Brittany Maynard’s story about having to move to Oregon to access its death-with- dignity law to end her agony from terminal brain cancer elevated the public conversation about dying and end-of-life options to a new level. Her family’s advocacy created a unique opportunity to change the law in California.

But as we prepare to promptly implement the End of Life Option Act that Brittany inspired, it is critically important Californians understand the difference between the option of medical aid in dying and assisted suicide.

Assisting a suicide still is illegal in California, Oregon and other states that authorize the option of medical aid in dying for terminally ill adults.

Medical aid in dying only is an option for mentally sound adults who want to live, but can’t because their terminal disease is killing them. These people request medical aid in dying, not out of despair or depression, but to maintain some dignity and comfort in their final days, to ease their pain and suffering, and to help them pass peacefully.

Obviously, the implementation of the End of Life Option Act will be too late for Emily Rose, who died last year.

Dr. Olvera holding a photo of his daughter, Emily Rose, who died in 2014.
Dr. Olvera holding a photo of his daughter, Emily Rose, who died in 2014.

I wish my sweet 25-year-old daughter, Emily Rose, would have had this option so she could have died gently in her sleep. Instead, she was forced to spend her last four months confined to a bed, blind, gasping for breath, suffering from excruciating headaches that no hospice or palliative care medication could relieve.

But it should not be late for other terminally ill Californians to end their intolerable dying process by utilizing the new law in 2016.

That is why it is so important to understand the difference between medical aid in dying and assisted suicide.

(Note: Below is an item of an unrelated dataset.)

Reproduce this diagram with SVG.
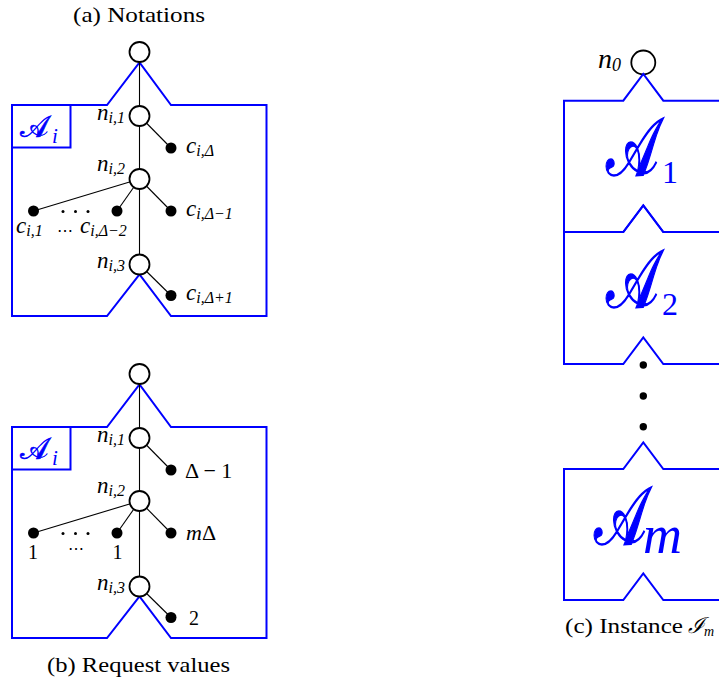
<svg xmlns="http://www.w3.org/2000/svg" width="719" height="679" viewBox="0 0 719 679">
<style>
.bl{fill:none;stroke:#0000ff;stroke-width:2;stroke-linejoin:miter}
.e{stroke:#000;stroke-width:1.1;fill:none}
.nd{fill:#fff;stroke:#000;stroke-width:1.8}
.lf{fill:#000}
.t{font-family:"Liberation Serif","DejaVu Serif",serif;fill:#000}
.m{font-family:"Liberation Serif","DejaVu Serif",serif;font-style:italic;fill:#000}
.cal{font-family:"DejaVu Serif","DejaVu Sans","Noto Sans",serif;fill:#0000ff;stroke:#0000ff}
.sb{font-family:"Liberation Serif",serif;fill:#0000ff}
</style>
<rect width="719" height="679" fill="#fff"/>

<!-- captions -->
<text class="t" x="73" y="22" font-size="22" textLength="132" lengthAdjust="spacingAndGlyphs">(a) Notations</text>
<text class="t" x="47" y="672" font-size="22" textLength="183" lengthAdjust="spacingAndGlyphs">(b) Request values</text>
<text class="t" x="565" y="633" font-size="22"><tspan textLength="118" lengthAdjust="spacingAndGlyphs">(c) Instance</tspan><tspan class="m" x="688">ℐ</tspan><tspan class="m" font-size="14" dy="3">m</tspan></text>

<!-- panel (a) -->
<g id="boxA">
<path class="bl" d="M12,105 L107,105 L139.5,62.5 L171,105 L266.5,105 L266.5,316 L171,316 L139.5,274.5 L107,316 L12,316 Z"/>
<rect class="bl" x="12" y="105" width="58.5" height="42.5"/>
<text class="cal" x="20" y="137" font-size="30" stroke-width="0.6">𝒜</text>
<text class="sb" x="52" y="143" font-size="21" font-style="italic">i</text>
</g>
<g id="edgesA">
<line class="e" x1="139.5" y1="52" x2="139.5" y2="264.5"/>
<line class="e" x1="139.5" y1="116" x2="171" y2="148"/>
<line class="e" x1="139.5" y1="179" x2="33.5" y2="211"/>
<line class="e" x1="139.5" y1="179" x2="117" y2="211"/>
<line class="e" x1="139.5" y1="179" x2="171" y2="211"/>
<line class="e" x1="139.5" y1="264.5" x2="171" y2="295.5"/>
</g>
<g id="a_root"><circle class="nd" cx="139.5" cy="52" r="10"/></g>
<g id="a_n1"><circle class="nd" cx="139.5" cy="116" r="10"/>
<text class="m" x="125" y="120" font-size="23" text-anchor="end">n<tspan font-size="16" dy="3">i</tspan><tspan class="t" font-size="16">,1</tspan></text></g>
<g id="a_n2"><circle class="nd" cx="139.5" cy="179" r="10"/>
<text class="m" x="125" y="171" font-size="23" text-anchor="end">n<tspan font-size="16" dy="3">i</tspan><tspan class="t" font-size="16">,2</tspan></text></g>
<g id="a_n3"><circle class="nd" cx="139.5" cy="264.5" r="10"/>
<text class="m" x="125" y="268" font-size="23" text-anchor="end">n<tspan font-size="16" dy="3">i</tspan><tspan class="t" font-size="16">,3</tspan></text></g>
<g id="a_c1"><circle class="lf" cx="171" cy="148" r="5.5"/>
<text class="m" x="186" y="153" font-size="23">c<tspan font-size="16" dy="3">i</tspan><tspan class="t" font-size="16">,Δ</tspan></text></g>
<g id="a_c2"><circle class="lf" cx="171" cy="211" r="5.5"/>
<text class="m" x="186" y="216" font-size="23">c<tspan font-size="16" dy="3">i</tspan><tspan class="t" font-size="16">,Δ−1</tspan></text></g>
<g id="a_c3"><circle class="lf" cx="117" cy="211" r="5.5"/>
<text class="m" x="80" y="233" font-size="23">c<tspan font-size="16" dy="3">i</tspan><tspan class="t" font-size="16">,Δ−2</tspan></text></g>
<g id="a_c4"><circle class="lf" cx="33.5" cy="211" r="5.5"/>
<text class="m" x="16" y="233" font-size="23">c<tspan font-size="16" dy="3">i</tspan><tspan class="t" font-size="16">,1</tspan></text>
<text class="t" x="64.5" y="236" font-size="16" font-family="DejaVu Sans" text-anchor="middle">⋯</text></g>
<g id="a_c5"><circle class="lf" cx="171" cy="295.5" r="5.5"/>
<text class="m" x="186" y="300" font-size="23">c<tspan font-size="16" dy="3">i</tspan><tspan class="t" font-size="16">,Δ+1</tspan></text></g>
<g id="a_dots"><circle class="lf" cx="63" cy="211.5" r="1.5"/><circle class="lf" cx="75.5" cy="211.5" r="1.5"/><circle class="lf" cx="88" cy="211.5" r="1.5"/></g>

<!-- panel (b) -->
<g id="boxB">
<path class="bl" d="M12,427 L107,427 L139.5,384.5 L171,427 L266.5,427 L266.5,638 L171,638 L139.5,596.5 L107,638 L12,638 Z"/>
<rect class="bl" x="12" y="427" width="58.5" height="42.5"/>
<text class="cal" x="20" y="459" font-size="30" stroke-width="0.6">𝒜</text>
<text class="sb" x="52" y="465" font-size="21" font-style="italic">i</text>
</g>
<g id="edgesB">
<line class="e" x1="139.5" y1="374" x2="139.5" y2="586.5"/>
<line class="e" x1="139.5" y1="438" x2="171" y2="470"/>
<line class="e" x1="139.5" y1="501" x2="33.5" y2="533"/>
<line class="e" x1="139.5" y1="501" x2="117" y2="533"/>
<line class="e" x1="139.5" y1="501" x2="171" y2="533"/>
<line class="e" x1="139.5" y1="586.5" x2="171" y2="617.5"/>
</g>
<g id="b_root"><circle class="nd" cx="139.5" cy="374" r="10"/></g>
<g id="b_n1"><circle class="nd" cx="139.5" cy="438" r="10"/>
<text class="m" x="125" y="442" font-size="23" text-anchor="end">n<tspan font-size="16" dy="3">i</tspan><tspan class="t" font-size="16">,1</tspan></text></g>
<g id="b_n2"><circle class="nd" cx="139.5" cy="501" r="10"/>
<text class="m" x="125" y="493" font-size="23" text-anchor="end">n<tspan font-size="16" dy="3">i</tspan><tspan class="t" font-size="16">,2</tspan></text></g>
<g id="b_n3"><circle class="nd" cx="139.5" cy="586.5" r="10"/>
<text class="m" x="125" y="590" font-size="23" text-anchor="end">n<tspan font-size="16" dy="3">i</tspan><tspan class="t" font-size="16">,3</tspan></text></g>
<g id="b_c1"><circle class="lf" cx="171" cy="470" r="5.5"/>
<text class="t" x="185" y="478" font-size="22">Δ − 1</text></g>
<g id="b_c2"><circle class="lf" cx="171" cy="533" r="5.5"/>
<text class="t" x="186" y="540" font-size="22"><tspan class="m">m</tspan>Δ</text></g>
<g id="b_c3"><circle class="lf" cx="117" cy="533" r="5.5"/>
<text class="t" x="117.5" y="559" font-size="20" text-anchor="middle">1</text></g>
<g id="b_c4"><circle class="lf" cx="33.5" cy="533" r="5.5"/>
<text class="t" x="33" y="559" font-size="20" text-anchor="middle">1</text>
<text class="t" x="76" y="554" font-size="16" font-family="DejaVu Sans" text-anchor="middle">⋯</text></g>
<g id="b_c5"><circle class="lf" cx="171" cy="617.5" r="5.5"/>
<text class="t" x="189" y="625" font-size="20">2</text></g>
<g id="b_dots"><circle class="lf" cx="63" cy="533.5" r="1.5"/><circle class="lf" cx="75.5" cy="533.5" r="1.5"/><circle class="lf" cx="88" cy="533.5" r="1.5"/></g>

<!-- panel (c) -->
<g id="c_n0"><circle class="nd" cx="643.3" cy="62.5" r="12"/>
<text class="m" x="598" y="68" font-size="28">n<tspan class="t" font-size="18" dy="3">0</tspan></text></g>
<g id="c_A1">
<path class="bl" d="M564,100.7 L623.3,100.7 L643.3,74 L663.3,100.7 L760,100.7 L760,232 L663.3,232 L643.3,205.3 L623.3,232 L564,232 Z"/>
<text class="cal" transform="translate(606,175) scale(0.68,1)" font-size="82" stroke-width="1.5">𝒜</text>
<text class="sb" x="662" y="183" font-size="32">1</text>
</g>
<g id="c_A2">
<path class="bl" d="M564,232 L623.3,232 L643.3,205.3 L663.3,232 L760,232 L760,364 L663.3,364 L643.3,337.5 L623.3,364 L564,364 Z"/>
<text class="cal" transform="translate(606,307) scale(0.68,1)" font-size="82" stroke-width="1.5">𝒜</text>
<text class="sb" x="662" y="315" font-size="32">2</text>
</g>
<g id="c_dots"><circle class="lf" cx="643.3" cy="365" r="3.7"/><circle class="lf" cx="643.3" cy="396" r="3.7"/><circle class="lf" cx="643.3" cy="426.7" r="3.7"/></g>
<g id="c_Am">
<path class="bl" d="M564,469 L623.3,469 L643.3,442.5 L663.3,469 L760,469 L760,600 L663.3,600 L643.3,573.3 L623.3,600 L564,600 Z"/>
<text class="cal" transform="translate(594,544) scale(0.68,1)" font-size="82" stroke-width="1.5">𝒜</text>
<text class="sb" x="643" y="553" font-size="54" font-style="italic">m</text>
</g>
</svg>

California’s End of Life Option Act as well as the Oregon, Washington
and Vermont death-with-dignity laws authorizing the option of medical aid in dying for terminally ill, mentally sound adults emphasize that: “Actions taken in accordance with [the Act] shall not, for any purpose, constitute suicide, assisted suicide, mercy killing or homicide, under the law.”

Under these laws, if a terminally ill person utilizes medical aid  to end an unbearable dying process, the death certificate does not say the cause is “suicide.” It says the cause is the underlying terminal illness, just as it does when a terminally ill adult utilizes palliative sedation to end their suffering. This procedure involves medicating the terminally ill person into a coma, and then withholding fluids and nutrition until death occurs, usually days or weeks later.

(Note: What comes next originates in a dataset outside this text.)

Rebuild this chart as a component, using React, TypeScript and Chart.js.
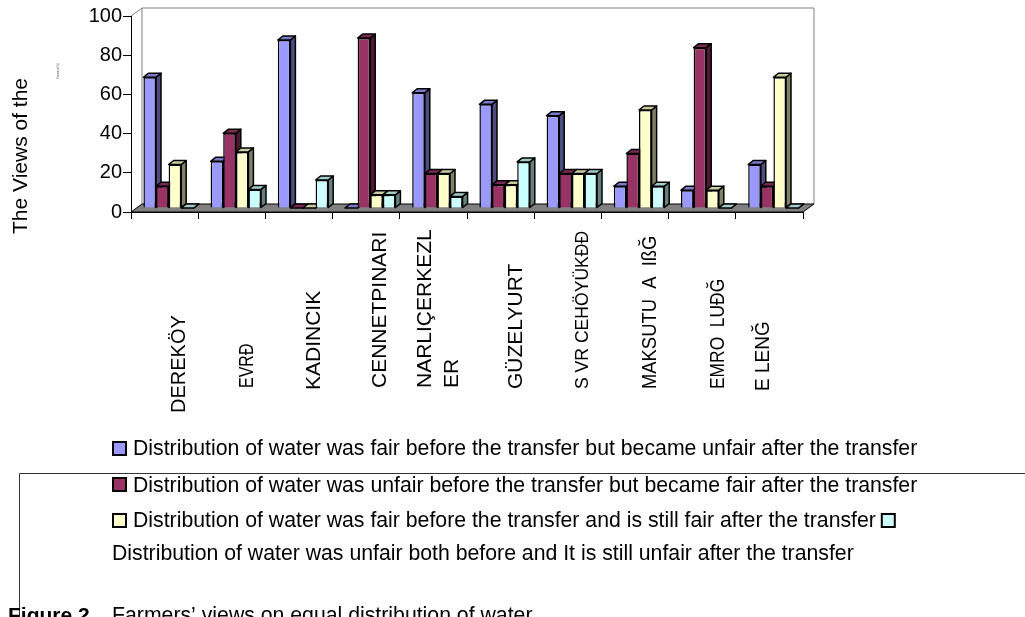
import { useEffect, useRef } from "react";
import { Chart, registerables } from "chart.js";

Chart.register(...registerables);

// ---------- data ----------
const categories = [
  "DEREKÖY",
  "EVRĐ",
  "KADINCIK",
  "CENNETPINARI",
  "NARLIÇERKEZLER",
  "GÜZELYURT",
  "S VR CEHÖYÜKĐĐ",
  "MAKSUTU  A  IßĞ",
  "EMRO  LUĐĞ",
  "E LENĞ",
];
const categoryLines = [
  ["DEREKÖY"],
  ["EVRĐ"],
  ["KADINCIK"],
  ["CENNETPINARI"],
  ["NARLIÇERKEZL", "ER"],
  ["GÜZELYURT"],
  ["S VR CEHÖYÜKĐĐ"],
  ["MAKSUTU  A  IßĞ"],
  ["EMRO  LUĐĞ"],
  ["E LENĞ"],
];
const fairThenUnfair = [66.7, 23.8, 85.7, 0, 58.8, 52.9, 47.1, 11.1, 9.1, 22.2];
const unfairThenFair = [11.1, 38.1, 0, 86.7, 17.6, 11.8, 17.6, 27.8, 81.8, 11.1];
const fairStillFair = [22.2, 28.6, 0, 6.7, 17.6, 11.8, 17.6, 50.0, 9.1, 66.7];
const unfairStillUnfair = [0, 9.5, 14.3, 6.7, 5.9, 23.5, 17.6, 11.1, 0, 0];
const seriesNames = [
  "Distribution of water was fair before the transfer but became unfair after the transfer",
  "Distribution of water was unfair before the transfer but became fair after the transfer",
  "Distribution of water was fair before the transfer and is still fair after the transfer",
  "Distribution of water was unfair both before and It is still unfair after the transfer",
];
const yTickValues = [0, 20, 40, 60, 80, 100];
const yTitle = "The Views of the";
const yTitleSmall = "Farmers(%)";
const captionBold = "Figure 2.";
const captionText = "Farmers’ views on equal distribution of water.";

// ---------- styles / layout ----------
const FONT = "'Liberation Sans', Arial, Helvetica, sans-serif";
const COLORS = ["#9999FF", "#993366", "#FFFFCC", "#CCFFFF"];
const W = 1025;
const H = 617;
const BAR_SHIFT = { x: 4, y: 4 };
const BAR_DEPTH = { x: 5, y: 4 };
const WALL_DEPTH = { x: 11, y: 8 };
// per-label font size, stretch along text, horizontal shift from category centre, start (bottom) y
const LABEL_SIZE = [20, 20, 21, 21, 21, 21, 18.5, 20, 20, 20];
const LABEL_STRETCH = [1, 0.8, 1, 1, 1, 1, 0.95, 0.92, 0.87, 0.95];
const LABEL_DX = [15, 16, 15, 14, -8, 16, 15, 15, 16, -6];
const LABEL_BOTTOM = [413, 388, 390, 388, 388, 389, 389, 389, 389, 391];
const LABEL_LINE_GAP = 27;
const LEGEND_FONT = 21.25;

function shade(hex: string, f: number) {
  const n = parseInt(hex.slice(1), 16);
  const r = Math.round(((n >> 16) & 255) * f);
  const g = Math.round(((n >> 8) & 255) * f);
  const b = Math.round((n & 255) * f);
  return `rgb(${r},${g},${b})`;
}

function vText(
  ctx: CanvasRenderingContext2D,
  text: string,
  x: number,
  y: number,
  font: string,
  stretch = 1
) {
  ctx.save();
  ctx.translate(x, y);
  ctx.rotate(-Math.PI / 2);
  ctx.scale(stretch, 1);
  ctx.font = font;
  ctx.textAlign = "left";
  ctx.textBaseline = "middle";
  ctx.fillText(text, 0, 0);
  ctx.restore();
}

const threeDPlugin = {
  id: "threeD",
  beforeDatasetsDraw(chart: any) {
    const { ctx, chartArea: a } = chart;
    ctx.save();
    // back wall outline
    ctx.strokeStyle = "#808080";
    ctx.lineWidth = 1;
    ctx.beginPath();
    ctx.moveTo(a.left, a.top);
    ctx.lineTo(a.left + WALL_DEPTH.x, a.top - WALL_DEPTH.y);
    ctx.lineTo(a.right + WALL_DEPTH.x, a.top - WALL_DEPTH.y);
    ctx.lineTo(a.right + WALL_DEPTH.x, a.bottom - WALL_DEPTH.y);
    ctx.moveTo(a.left + WALL_DEPTH.x, a.top - WALL_DEPTH.y);
    ctx.lineTo(a.left + WALL_DEPTH.x, a.bottom - WALL_DEPTH.y);
    ctx.stroke();
    // floor
    ctx.beginPath();
    ctx.moveTo(a.left, a.bottom);
    ctx.lineTo(a.right, a.bottom);
    ctx.lineTo(a.right + WALL_DEPTH.x, a.bottom - WALL_DEPTH.y);
    ctx.lineTo(a.left + WALL_DEPTH.x, a.bottom - WALL_DEPTH.y);
    ctx.closePath();
    ctx.fillStyle = "#808080";
    ctx.fill();
    ctx.strokeStyle = "#000";
    ctx.stroke();
    ctx.restore();

    // side and top faces of bars
    ctx.save();
    ctx.translate(BAR_SHIFT.x, -BAR_SHIFT.y);
    const items: any[] = [];
    chart.data.datasets.forEach((_ds: any, di: number) => {
      const meta = chart.getDatasetMeta(di);
      meta.data.forEach((el: any) => {
        const p = el.getProps(["x", "y", "base", "width"], true);
        items.push({ ...p, di });
      });
    });
    items.sort((p, q) => p.x - q.x);
    ctx.lineWidth = 1.5;
    ctx.strokeStyle = "#000";
    ctx.lineJoin = "round";
    for (const it of items) {
      const l = it.x - it.width / 2;
      const r = it.x + it.width / 2;
      const top = Math.min(it.y, it.base);
      const base = Math.max(it.y, it.base);
      // side
      ctx.beginPath();
      ctx.moveTo(r, top);
      ctx.lineTo(r + BAR_DEPTH.x, top - BAR_DEPTH.y);
      ctx.lineTo(r + BAR_DEPTH.x, base - BAR_DEPTH.y);
      ctx.lineTo(r, base);
      ctx.closePath();
      ctx.fillStyle = shade(COLORS[it.di], 0.5);
      ctx.fill();
      ctx.stroke();
      // top
      ctx.beginPath();
      ctx.moveTo(l, top);
      ctx.lineTo(l + BAR_DEPTH.x, top - BAR_DEPTH.y);
      ctx.lineTo(r + BAR_DEPTH.x, top - BAR_DEPTH.y);
      ctx.lineTo(r, top);
      ctx.closePath();
      ctx.fillStyle = shade(COLORS[it.di], 0.8);
      ctx.fill();
      ctx.stroke();
    }
    ctx.restore();
    // shift front faces drawn by the library into the same depth
    ctx.save();
    ctx.translate(BAR_SHIFT.x, -BAR_SHIFT.y);
  },
  afterDatasetsDraw(chart: any) {
    chart.ctx.restore();
  },
  afterDraw(chart: any) {
    const { ctx } = chart;
    const xs = chart.scales.x;
    ctx.save();
    ctx.fillStyle = "#000";
    // category labels
    categoryLines.forEach((lines, i) => {
      const cx = xs.getPixelForValue(i) + LABEL_DX[i];
      lines.forEach((t, k) => {
        vText(
          ctx,
          t,
          cx + k * LABEL_LINE_GAP,
          LABEL_BOTTOM[i],
          `${LABEL_SIZE[i]}px ${FONT}`,
          LABEL_STRETCH[i]
        );
      });
    });
    // y titles
    vText(ctx, yTitle, 21, 234, `21px ${FONT}`);
    ctx.fillStyle = "#666";
    vText(ctx, yTitleSmall, 58, 79, `3px ${FONT}`);
    ctx.fillStyle = "#000";

    // frame lines
    ctx.strokeStyle = "#333";
    ctx.lineWidth = 1;
    ctx.beginPath();
    ctx.moveTo(19.5, H);
    ctx.lineTo(19.5, 473.5);
    ctx.lineTo(W, 473.5);
    ctx.stroke();

    // legend
    ctx.font = `${LEGEND_FONT}px ${FONT}`;
    ctx.textAlign = "left";
    ctx.textBaseline = "alphabetic";
    const box = (x: number, y: number, c: string) => {
      ctx.fillStyle = c;
      ctx.fillRect(x, y, 13, 13);
      ctx.strokeStyle = "#000";
      ctx.lineWidth = 2;
      ctx.strokeRect(x, y, 13, 13);
      ctx.fillStyle = "#000";
    };
    box(113, 442, COLORS[0]);
    ctx.fillText(seriesNames[0], 133, 455);
    box(113, 478, COLORS[1]);
    ctx.fillText(seriesNames[1], 133, 492);
    box(113, 514, COLORS[2]);
    ctx.fillText(seriesNames[2], 133, 527);
    const w3 = ctx.measureText(seriesNames[2] + " ").width;
    box(133 + w3, 514, COLORS[3]);
    ctx.fillText(seriesNames[3], 112, 560);

    // caption
    ctx.font = `bold 21px ${FONT}`;
    ctx.fillText(captionBold, 8, 622);
    ctx.font = `${LEGEND_FONT}px ${FONT}`;
    ctx.fillText(captionText, 112, 622);
    ctx.restore();
  },
};

export default function App() {
  const ref = useRef<HTMLCanvasElement | null>(null);
  useEffect(() => {
    const canvas = ref.current;
    if (!canvas) return;
    const data = [fairThenUnfair, unfairThenFair, fairStillFair, unfairStillUnfair];
    const chart = new Chart(canvas, {
      type: "bar",
      data: {
        labels: categories,
        datasets: data.map((d, i) => ({
          label: seriesNames[i],
          data: d,
          backgroundColor: COLORS[i],
          borderColor: "#000",
          borderWidth: 1.5,
          categoryPercentage: 0.75,
          barPercentage: 1,
        })),
      },
      options: {
        responsive: false,
        animation: false,
        devicePixelRatio: 1,
        layout: { padding: { left: 0, top: 16, right: 222, bottom: 0 } },
        plugins: {
          legend: { display: false },
          tooltip: { enabled: false },
          title: { display: false },
        },
        scales: {
          x: {
            grid: { drawOnChartArea: false, color: "#000", tickLength: 7, offset: true },
            border: { color: "#000", width: 1 },
            ticks: { display: false },
            afterFit: (s: any) => {
              s.height = H - 212;
            },
          },
          y: {
            min: 0,
            max: 100,
            afterBuildTicks: (s: any) => {
              s.ticks = yTickValues.map((v) => ({ value: v }));
            },
            grid: { drawOnChartArea: false, color: "#000", tickLength: 8 },
            border: { color: "#000", width: 1 },
            ticks: {
              color: "#000",
              font: { family: FONT, size: 20 },
              padding: 1,
            },
            afterFit: (s: any) => {
              s.width = 131;
            },
          },
        },
      },
      plugins: [threeDPlugin],
    });
    return () => chart.destroy();
  }, []);
  return (
    <div
      style={{
        position: "absolute",
        left: 0,
        top: 0,
        width: W,
        height: H,
        overflow: "hidden",
        background: "#fff",
      }}
    >
      <canvas ref={ref} width={W} height={H} style={{ width: W, height: H, display: "block" }} />
    </div>
  );
}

In addition, the nation’s largest medical organization, the American Public Health Association, “Supports allowing a mentally competent, terminally ill adult to obtain a prescription for medication that the person could self-administer to control the time, place, and manner of his or her impending death, where safeguards equivalent to those in the Oregon DDA [Death with Dignity Act] are in place … Rejects the use of inaccurate terms such as ‘suicide’ and ‘assisted suicide’ to refer to the choice of a mentally competent terminally ill patient to seek medications to bring about a peaceful and dignified death.”

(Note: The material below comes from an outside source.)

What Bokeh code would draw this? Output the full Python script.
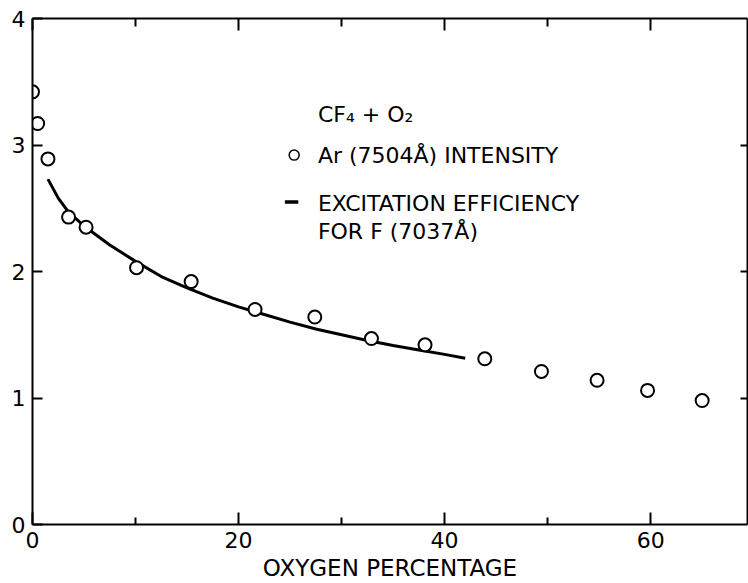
from bokeh.plotting import figure
from bokeh.models import LinearAxis, FixedTicker, Range1d
from bokeh.core.properties import value
from bokeh.embed import file_html
from bokeh.resources import INLINE

# Ar (7504 A) intensity (open circles)
ar_x = [0.0, 0.5, 1.5, 3.5, 5.2, 10.1, 15.4, 21.6, 27.4, 32.9, 38.1, 43.9, 49.4, 54.8, 59.7, 65.0]
ar_y = [3.42, 3.17, 2.89, 2.43, 2.35, 2.03, 1.92, 1.70, 1.64, 1.47, 1.42, 1.31, 1.21, 1.14, 1.06, 0.98]

# Excitation efficiency for F (7037 A) (solid curve)
ef_x = [1.5, 2.5, 3.5, 5.0, 7.5, 10.0, 12.5, 15.0, 17.5, 20.0, 22.5, 25.0, 27.5, 30.0, 32.5, 35.0, 37.5, 40.0, 42.0]
ef_y = [2.73, 2.58, 2.47, 2.36, 2.21, 2.08, 1.96, 1.87, 1.79, 1.72, 1.66, 1.60, 1.545, 1.50, 1.455, 1.415, 1.38, 1.345, 1.315]

x_major = [0, 20, 40, 60]
x_minor = [10, 30, 50]
y_major = [0, 1, 2, 3, 4]
y_right = [1, 2, 3]

FONT = "DejaVu Sans"

p = figure(width=748, height=583, output_backend="svg", toolbar_location=None,
           x_range=Range1d(0, 69.4), y_range=Range1d(0, 4),
           x_axis_location=None, y_axis_location=None,
           min_border_left=32, min_border_right=1, min_border_top=18, min_border_bottom=57)
p.grid.visible = False
p.outline_line_color = None
p.background_fill_color = "white"
p.border_fill_color = "white"

def style(ax, labels=True):
    ax.axis_line_width = 2
    ax.axis_line_color = "black"
    ax.major_tick_line_width = 2
    ax.minor_tick_line_width = 2
    ax.major_tick_line_color = "black"
    ax.minor_tick_line_color = "black"
    ax.major_tick_out = 0
    ax.minor_tick_out = 0
    if labels:
        ax.major_label_text_font = FONT
        ax.major_label_text_font_size = "22px"
        ax.major_label_text_color = "black"
    else:
        ax.major_label_text_font_size = "0px"
        ax.major_label_text_color = None

bottom = LinearAxis(ticker=FixedTicker(ticks=x_major, minor_ticks=x_minor))
style(bottom)
bottom.major_tick_in = 12
bottom.minor_tick_in = 7
bottom.major_label_standoff = 7
bottom.axis_label = "OXYGEN PERCENTAGE"
bottom.axis_label_text_font = FONT
bottom.axis_label_text_font_style = "normal"
bottom.axis_label_text_font_size = "23px"
bottom.axis_label_text_color = "black"
bottom.axis_label_standoff = 4
p.add_layout(bottom, "below")

top = LinearAxis(ticker=FixedTicker(ticks=x_major, minor_ticks=x_minor))
style(top, labels=False)
top.major_tick_in = 12
top.minor_tick_in = 8
p.add_layout(top, "above")

left = LinearAxis(ticker=FixedTicker(ticks=y_major, minor_ticks=[]))
style(left)
left.major_tick_in = 10
left.major_label_standoff = 7
p.add_layout(left, "left")

right = LinearAxis(ticker=FixedTicker(ticks=y_right, minor_ticks=[]))
style(right, labels=False)
right.major_tick_in = 7
p.add_layout(right, "right")

# curve
p.line(ef_x, ef_y, line_color="black", line_width=3)

# points
p.scatter(ar_x, ar_y, marker="circle", size=13, fill_color="white",
          line_color="black", line_width=2)

# legend block (manual, as in the original figure)
leg_x = 27.7
kw = dict(text_font=value(FONT), text_font_size="22px", text_baseline="middle",
          text_align="left", text_color="black")
p.text(x=[leg_x], y=[3.24], text=["CF\u2084 + O\u2082"], **kw)
p.text(x=[leg_x], y=[2.92], text=["Ar (7504\u00c5) INTENSITY"], **kw)
p.text(x=[leg_x], y=[2.54], text=["EXCITATION  EFFICIENCY"], **kw)
p.text(x=[leg_x], y=[2.32], text=["FOR  F (7037\u00c5)"], **kw)
p.scatter(x=[25.4], y=[2.92], marker="circle", size=10, fill_color="white",
          line_color="black", line_width=1.5)
p.line(x=[24.5, 25.8], y=[2.55, 2.55], line_color="black", line_width=3.5)

open("out.html", "w").write(file_html(p, INLINE))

The American College of Legal Medicine, American Academy of Hospice and Palliative Medicine, American Medical Women’s Association and American Medical Student Association have adopted similar policies opposing the use of the terms of “suicide” and “assisted suicide” to describe death with dignity and the option of medical aid in dying.

Finally, it’s offensive and hurtful to hear people say my daughter was suicidal when all she wanted was medication to provide a peaceful death. My daughter wanted to live, but not in prolonged agony.

I applaud Gov. Brown for signing the End of Life Option Act after he acknowledged that he didn’t know how he would respond if he faced a terminal illness.

“I do not know what I would do if I were dying in prolonged and excruciating pain,” Gov. Brown wrote in his bill-signing message. “I am certain, however, that it would be a comfort to be able to consider the options afforded by this bill. And I wouldn’t deny that right to others.”

Gov. Brown never referred to the End of Life Option Act as assisted suicide. And neither should you.

Robert Olvera, MD, is a retired, Harvard-trained physician from East Los Angeles who lives in Orange County.